── Data shown ──
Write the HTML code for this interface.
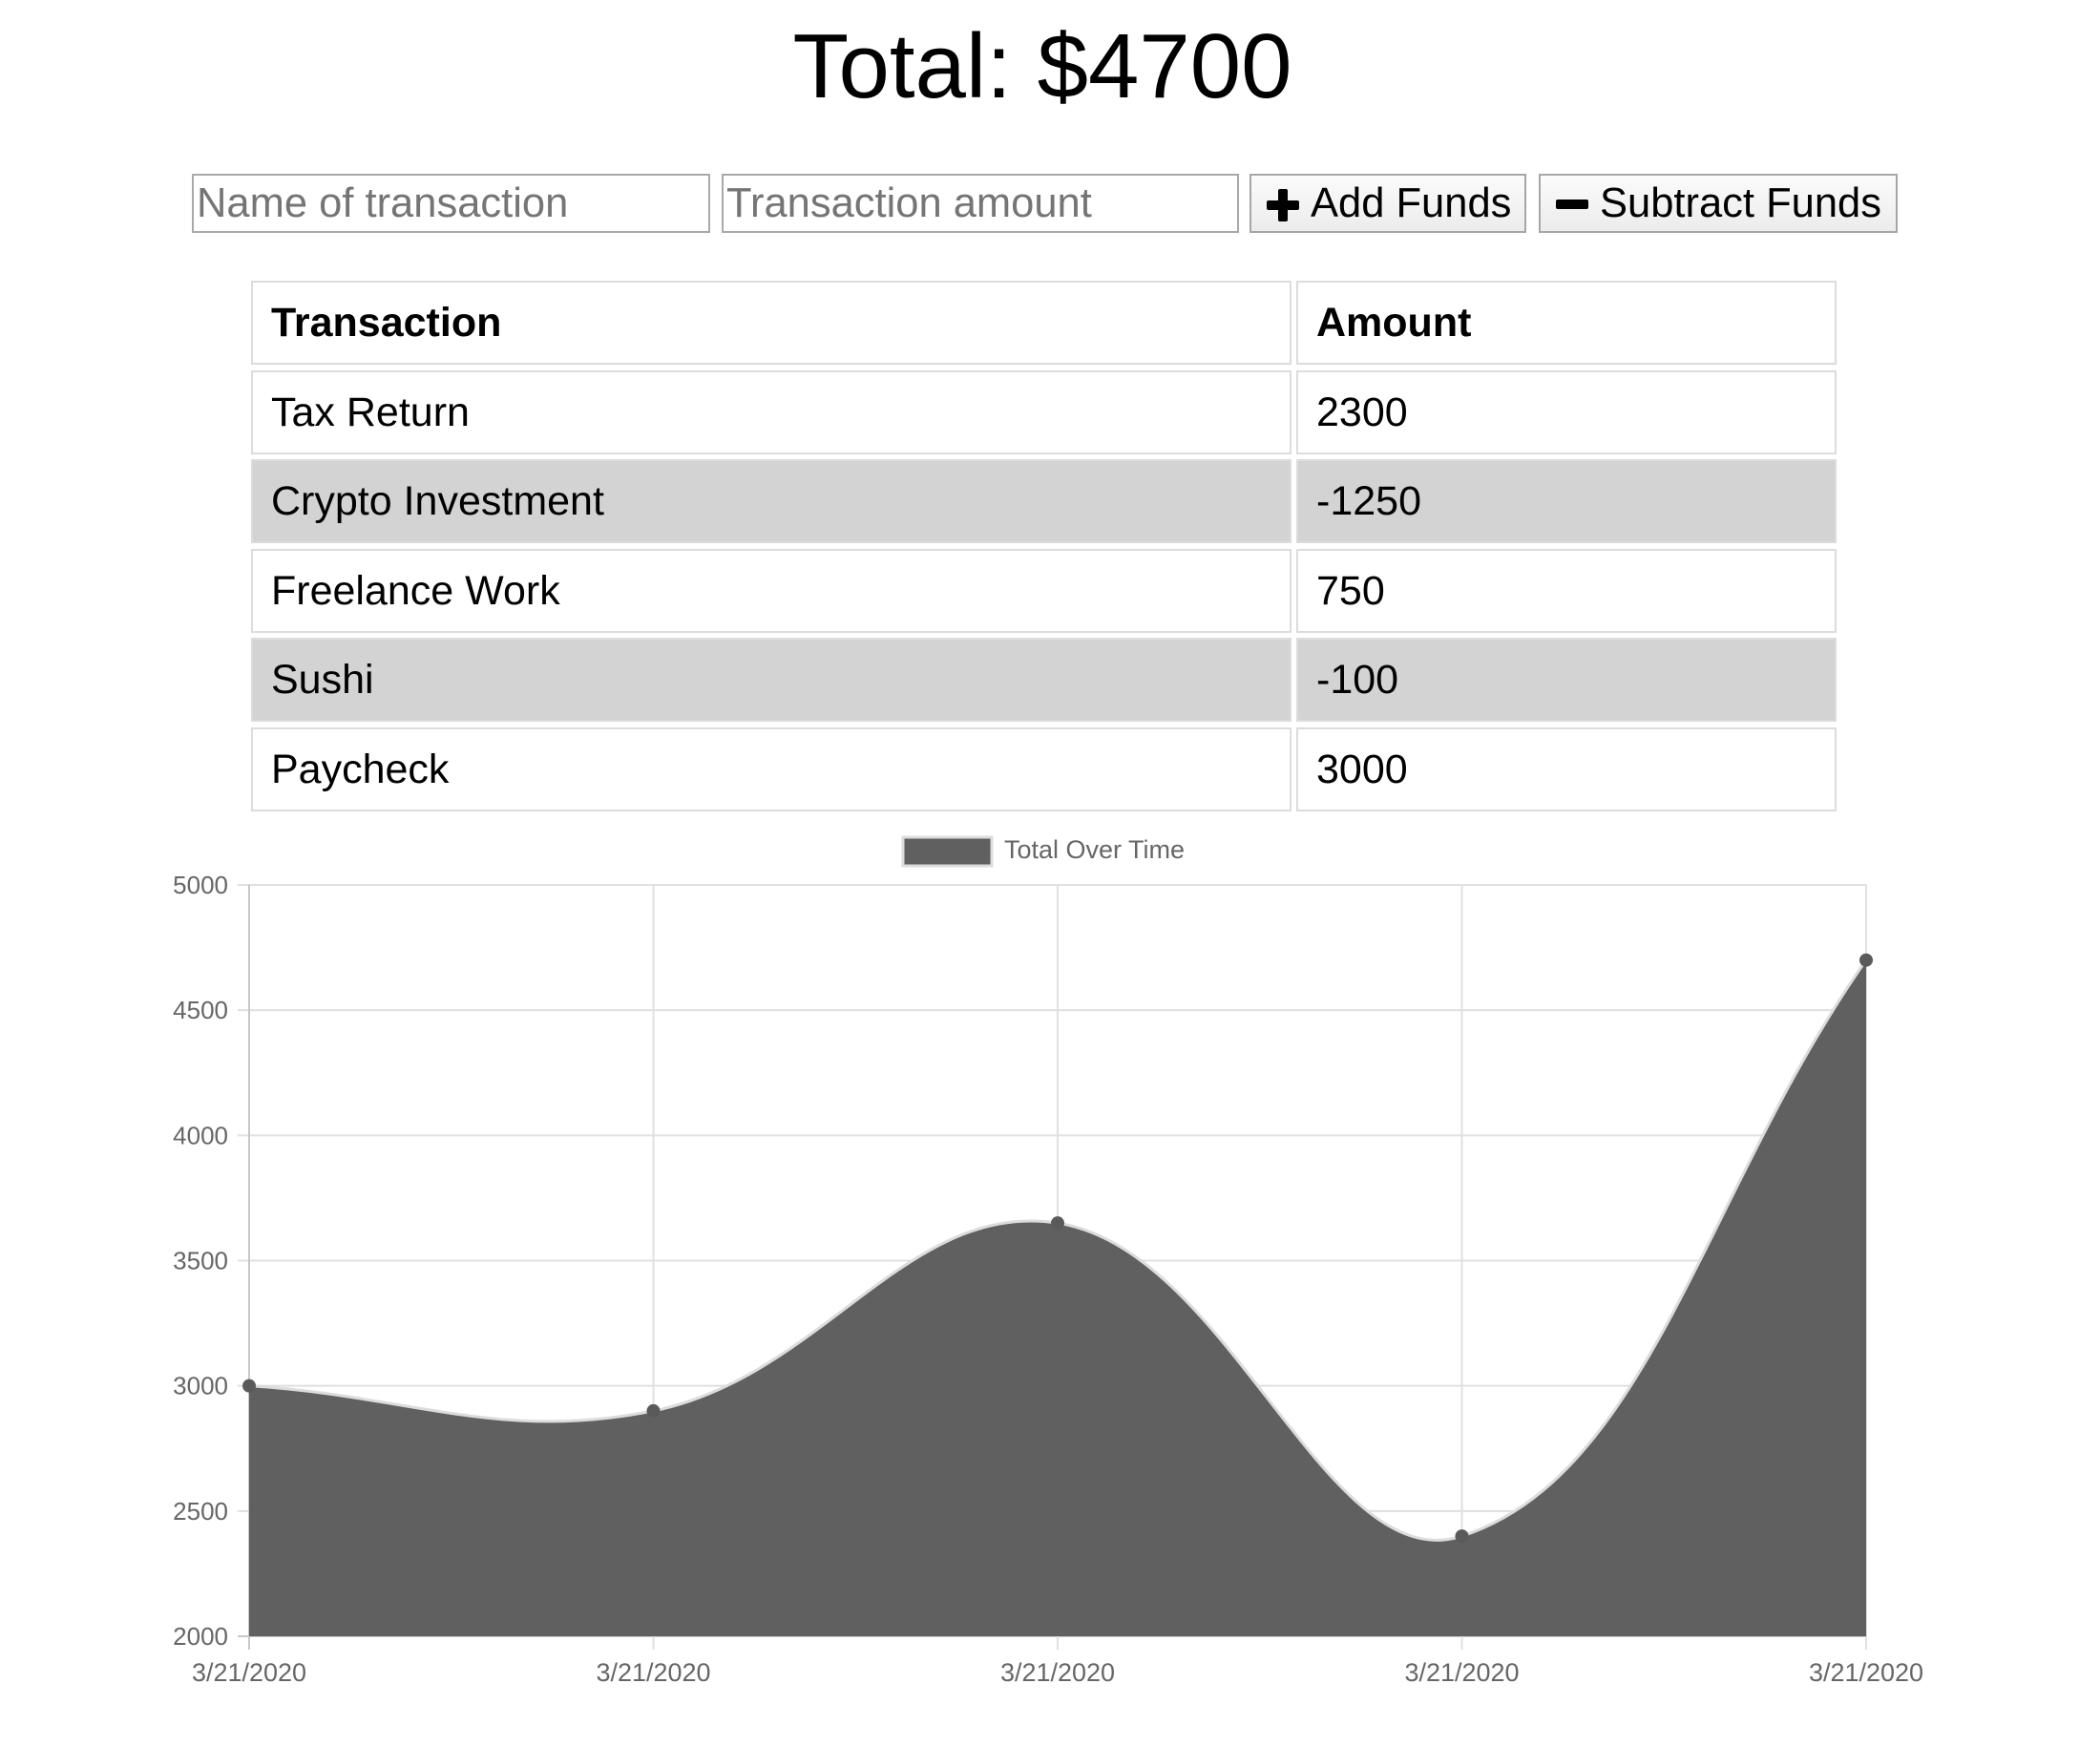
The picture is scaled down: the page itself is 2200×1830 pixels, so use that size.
<!DOCTYPE html>
<html><head><meta charset="utf-8"><style>
body{margin:0;width:2200px;height:1830px;background:#fff;position:relative;overflow:hidden;font-family:"Liberation Sans",Arial,sans-serif;}
.abs{position:absolute;box-sizing:border-box;}
#title{left:-8px;width:2200px;top:10px;text-align:center;font-size:96px;line-height:120px;color:#000;}
.inp{height:62px;top:182px;border:2px solid #a9a9a9;font-size:43.5px;color:#757575;padding-left:3px;line-height:58px;background:#fff;white-space:nowrap;overflow:hidden;}
.btn{height:62px;top:182px;border:2px solid #a6a6a6;font-size:43.5px;color:#000;line-height:58px;background:linear-gradient(#fbfbfb,#ececec);white-space:nowrap;}
.cell{border:2px solid #dcdcdc;font-size:43px;line-height:84px;padding-left:19px;color:#000;height:88px;}
.hd{font-weight:bold;}
.gray{background:#d3d3d3;}
</style></head><body>
<div id="title" class="abs">Total: $4700</div>
<div class="abs inp" style="left:201px;width:543px;">Name of transaction</div>
<div class="abs inp" style="left:756px;width:542px;">Transaction amount</div>
<div class="abs btn" style="left:1309px;width:290px;"><span style="position:absolute;left:16px;top:16px;width:34px;height:28px;"><span style="position:absolute;left:12px;top:-2px;width:10px;height:34px;background:#000;border-radius:2px"></span><span style="position:absolute;left:0;top:10px;width:34px;height:10px;background:#000;border-radius:2px"></span></span><span style="position:absolute;left:62px;">Add Funds</span></div>
<div class="abs btn" style="left:1612px;width:376px;"><span style="position:absolute;left:16px;top:25px;width:34px;height:10px;background:#000;border-radius:2px"></span><span style="position:absolute;left:62px;">Subtract Funds</span></div>

<div id="table"></div>

<svg class="abs" style="left:0;top:0" width="2200" height="1830" id="chart"></svg>

<script>
const rowsNames=["Transaction","Tax Return","Crypto Investment","Freelance Work","Sushi","Paycheck"];
const rowsAmounts=["Amount","2300","-1250","750","-100","3000"];
const labels=["3/21/2020","3/21/2020","3/21/2020","3/21/2020","3/21/2020"];
const values=[3000,2900,3650,2400,4700];
const yTicks=[2000,2500,3000,3500,4000,4500,5000];

const tbl=document.getElementById('table');
rowsNames.forEach((n,i)=>{
  const top=294+i*93.5;
  [[263,1090,n],[1358,566,rowsAmounts[i]]].forEach((c,j)=>{
    const d=document.createElement('div');
    d.className='abs cell'+(i===0?' hd':'')+(i===2||i===4?' gray':'');
    d.style.left=c[0]+'px';d.style.top=top+'px';d.style.width=c[1]+'px';
    d.textContent=c[2];
    
    
    tbl.appendChild(d);
  });
});

const NS='http://www.w3.org/2000/svg';
const svg=document.getElementById('chart');
const L=261,R=1955,T=927,B=1714,ymin=2000,ymax=5000;
const xs=i=>L+i*(R-L)/(labels.length-1);
const ys=v=>B-(v-ymin)/(ymax-ymin)*(B-T);
function mk(tag,attrs,name){const e=document.createElementNS(NS,tag);for(const k in attrs)e.setAttribute(k,attrs[k]);svg.appendChild(e);return e;}
yTicks.forEach(t=>{
  mk('line',{x1:L-12,x2:R,y1:ys(t),y2:ys(t),stroke:t===ymin?'#c8c8c8':'#e0e0e0','stroke-width':2},'y-gridline');
  const tx=mk('text',{x:L-22,y:ys(t)+9,'text-anchor':'end','font-size':26,fill:'#666','font-family':'Liberation Sans, Arial, sans-serif'},'y-tick-label');tx.textContent=t;
});
labels.forEach((l,i)=>{
  mk('line',{x1:xs(i),x2:xs(i),y1:T,y2:B+14,stroke:i===0?'#c8c8c8':'#e0e0e0','stroke-width':2},'x-gridline');
  const tx=mk('text',{x:xs(i),y:B+47,'text-anchor':'middle','font-size':27,fill:'#666','font-family':'Liberation Sans, Arial, sans-serif'},'x-tick-label');tx.textContent=l;
});
const pts=values.map((v,i)=>[xs(i),ys(v)]);
const tension=0.4;const cps=pts.map((p,i)=>{
  const pr=pts[Math.max(0,i-1)],nx=pts[Math.min(pts.length-1,i+1)];
  const d01=Math.hypot(p[0]-pr[0],p[1]-pr[1]),d12=Math.hypot(nx[0]-p[0],nx[1]-p[1]);
  const s=d01+d12||1;const fa=tension*d01/s,fb=tension*d12/s;
  return {p:[p[0]-fa*(nx[0]-pr[0]),p[1]-fa*(nx[1]-pr[1])],n:[p[0]+fb*(nx[0]-pr[0]),p[1]+fb*(nx[1]-pr[1])]};
});
let d='M'+pts[0][0]+','+pts[0][1];
for(let i=1;i<pts.length;i++){d+=' C'+cps[i-1].n[0]+','+cps[i-1].n[1]+' '+cps[i].p[0]+','+cps[i].p[1]+' '+pts[i][0]+','+pts[i][1];}
mk('path',{d:d+' L'+R+','+B+' L'+L+','+B+' Z',fill:'#606060'},'area-fill');
mk('path',{d:d,fill:'none',stroke:'#dcdcdc','stroke-width':3},'area-line');
pts.forEach(p=>mk('circle',{cx:p[0],cy:p[1],r:7,fill:'#5a5a5a'},'data-point'));
mk('rect',{x:946,y:877,width:93,height:30,fill:'#606060',stroke:'#dcdcdc','stroke-width':3},'legend-swatch');
const lt=mk('text',{x:1052,y:899,'font-size':27,fill:'#666','font-family':'Liberation Sans, Arial, sans-serif'},'legend-label');lt.textContent='Total Over Time';
</script>
</body></html>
───
_Problem_
Make an exact copy of the data above, pictures excluded.

_Exercise response_
Write the HTML code for this interface.
The picture is scaled down: the page itself is 2200×1830 pixels, so use that size.
<!DOCTYPE html>
<html><head><meta charset="utf-8"><style>
body{margin:0;width:2200px;height:1830px;background:#fff;position:relative;overflow:hidden;font-family:"Liberation Sans",Arial,sans-serif;}
.abs{position:absolute;box-sizing:border-box;}
#title{left:-8px;width:2200px;top:10px;text-align:center;font-size:96px;line-height:120px;color:#000;}
.inp{height:62px;top:182px;border:2px solid #a9a9a9;font-size:43.5px;color:#757575;padding-left:3px;line-height:58px;background:#fff;white-space:nowrap;overflow:hidden;}
.btn{height:62px;top:182px;border:2px solid #a6a6a6;font-size:43.5px;color:#000;line-height:58px;background:linear-gradient(#fbfbfb,#ececec);white-space:nowrap;}
.cell{border:2px solid #dcdcdc;font-size:43px;line-height:84px;padding-left:19px;color:#000;height:88px;}
.hd{font-weight:bold;}
.gray{background:#d3d3d3;}
</style></head><body>
<div id="title" class="abs">Total: $4700</div>
<div class="abs inp" style="left:201px;width:543px;">Name of transaction</div>
<div class="abs inp" style="left:756px;width:542px;">Transaction amount</div>
<div class="abs btn" style="left:1309px;width:290px;"><span style="position:absolute;left:16px;top:16px;width:34px;height:28px;"><span style="position:absolute;left:12px;top:-2px;width:10px;height:34px;background:#000;border-radius:2px"></span><span style="position:absolute;left:0;top:10px;width:34px;height:10px;background:#000;border-radius:2px"></span></span><span style="position:absolute;left:62px;">Add Funds</span></div>
<div class="abs btn" style="left:1612px;width:376px;"><span style="position:absolute;left:16px;top:25px;width:34px;height:10px;background:#000;border-radius:2px"></span><span style="position:absolute;left:62px;">Subtract Funds</span></div>

<div id="table"></div>

<svg class="abs" style="left:0;top:0" width="2200" height="1830" id="chart"></svg>

<script>
const rowsNames=["Transaction","Tax Return","Crypto Investment","Freelance Work","Sushi","Paycheck"];
const rowsAmounts=["Amount","2300","-1250","750","-100","3000"];
const labels=["3/21/2020","3/21/2020","3/21/2020","3/21/2020","3/21/2020"];
const values=[3000,2900,3650,2400,4700];
const yTicks=[2000,2500,3000,3500,4000,4500,5000];

const tbl=document.getElementById('table');
rowsNames.forEach((n,i)=>{
  const top=294+i*93.5;
  [[263,1090,n],[1358,566,rowsAmounts[i]]].forEach((c,j)=>{
    const d=document.createElement('div');
    d.className='abs cell'+(i===0?' hd':'')+(i===2||i===4?' gray':'');
    d.style.left=c[0]+'px';d.style.top=top+'px';d.style.width=c[1]+'px';
    d.textContent=c[2];
    
    
    tbl.appendChild(d);
  });
});

const NS='http://www.w3.org/2000/svg';
const svg=document.getElementById('chart');
const L=261,R=1955,T=927,B=1714,ymin=2000,ymax=5000;
const xs=i=>L+i*(R-L)/(labels.length-1);
const ys=v=>B-(v-ymin)/(ymax-ymin)*(B-T);
function mk(tag,attrs,name){const e=document.createElementNS(NS,tag);for(const k in attrs)e.setAttribute(k,attrs[k]);svg.appendChild(e);return e;}
yTicks.forEach(t=>{
  mk('line',{x1:L-12,x2:R,y1:ys(t),y2:ys(t),stroke:t===ymin?'#c8c8c8':'#e0e0e0','stroke-width':2},'y-gridline');
  const tx=mk('text',{x:L-22,y:ys(t)+9,'text-anchor':'end','font-size':26,fill:'#666','font-family':'Liberation Sans, Arial, sans-serif'},'y-tick-label');tx.textContent=t;
});
labels.forEach((l,i)=>{
  mk('line',{x1:xs(i),x2:xs(i),y1:T,y2:B+14,stroke:i===0?'#c8c8c8':'#e0e0e0','stroke-width':2},'x-gridline');
  const tx=mk('text',{x:xs(i),y:B+47,'text-anchor':'middle','font-size':27,fill:'#666','font-family':'Liberation Sans, Arial, sans-serif'},'x-tick-label');tx.textContent=l;
});
const pts=values.map((v,i)=>[xs(i),ys(v)]);
const tension=0.4;const cps=pts.map((p,i)=>{
  const pr=pts[Math.max(0,i-1)],nx=pts[Math.min(pts.length-1,i+1)];
  const d01=Math.hypot(p[0]-pr[0],p[1]-pr[1]),d12=Math.hypot(nx[0]-p[0],nx[1]-p[1]);
  const s=d01+d12||1;const fa=tension*d01/s,fb=tension*d12/s;
  return {p:[p[0]-fa*(nx[0]-pr[0]),p[1]-fa*(nx[1]-pr[1])],n:[p[0]+fb*(nx[0]-pr[0]),p[1]+fb*(nx[1]-pr[1])]};
});
let d='M'+pts[0][0]+','+pts[0][1];
for(let i=1;i<pts.length;i++){d+=' C'+cps[i-1].n[0]+','+cps[i-1].n[1]+' '+cps[i].p[0]+','+cps[i].p[1]+' '+pts[i][0]+','+pts[i][1];}
mk('path',{d:d+' L'+R+','+B+' L'+L+','+B+' Z',fill:'#606060'},'area-fill');
mk('path',{d:d,fill:'none',stroke:'#dcdcdc','stroke-width':3},'area-line');
pts.forEach(p=>mk('circle',{cx:p[0],cy:p[1],r:7,fill:'#5a5a5a'},'data-point'));
mk('rect',{x:946,y:877,width:93,height:30,fill:'#606060',stroke:'#dcdcdc','stroke-width':3},'legend-swatch');
const lt=mk('text',{x:1052,y:899,'font-size':27,fill:'#666','font-family':'Liberation Sans, Arial, sans-serif'},'legend-label');lt.textContent='Total Over Time';
</script>
</body></html>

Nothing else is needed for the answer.